Let us say you're afraid to really tackle this case head-on, you're afraid the case will explode in your face. Case has a history of five nervous breakdowns in the last five months and you can only put in four hours auditing the case.

What would you run? Well, it'd be a rough thing for you to sit there and talk with him. They're liable to go into another breakdown; their havingness is practically zero. You could mimic them and get somewhere or you could run 8-C on them.

If you had a lot of time to do it in, you could just run SCS and blow the case to pieces, pick it off the walls and put it back together again and have the guy walking out in beautiful condition. But given limited time and certainly given a doubt of the ability of the case to stand up, 8-C is still the top-rank process.

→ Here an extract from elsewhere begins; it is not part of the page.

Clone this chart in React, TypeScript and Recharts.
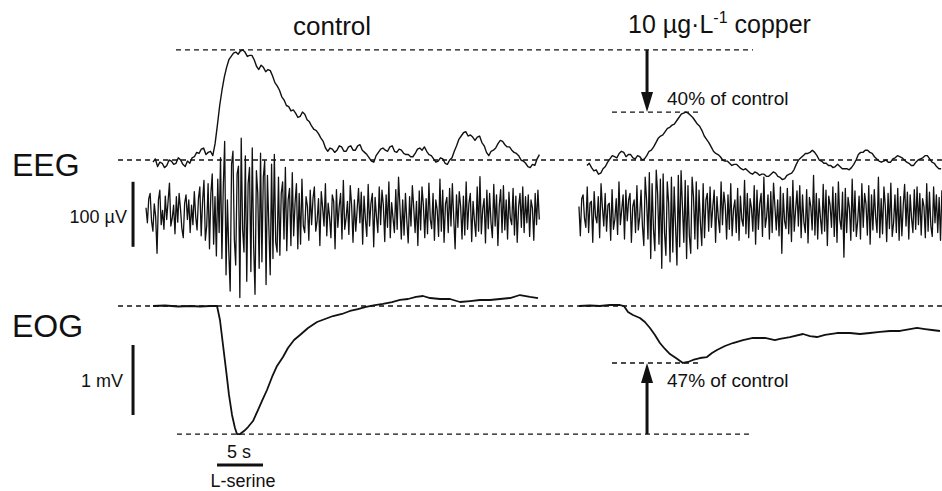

The conditions of auditing, however, are best established by running 8-C. And people who are in class and who are being audited by auditors who are not yet sure of themselves are best run on 8-C, let me assure you. Because they make gains even then, they make gains very nicely. All right.

In studying auditing, it's best to take a process that gets the auditor into a condition where he is not afraid of controlling somebody, where he finds controlling people and walking them around is very easy, where he finds out that he can give orders, when he finds out the orders will be obeyed and that nobody drops dead as a consequence. And that's the first and best lesson that an auditor can learn.

Actually, although we — you might think we overstate it, today Scientology isn't a mild thing. Today Scientology is handling a lot of dynamite. But if you do your procedures and you are only going to do something like 8-C, something like that, you'll find there's no dynamite involved at all.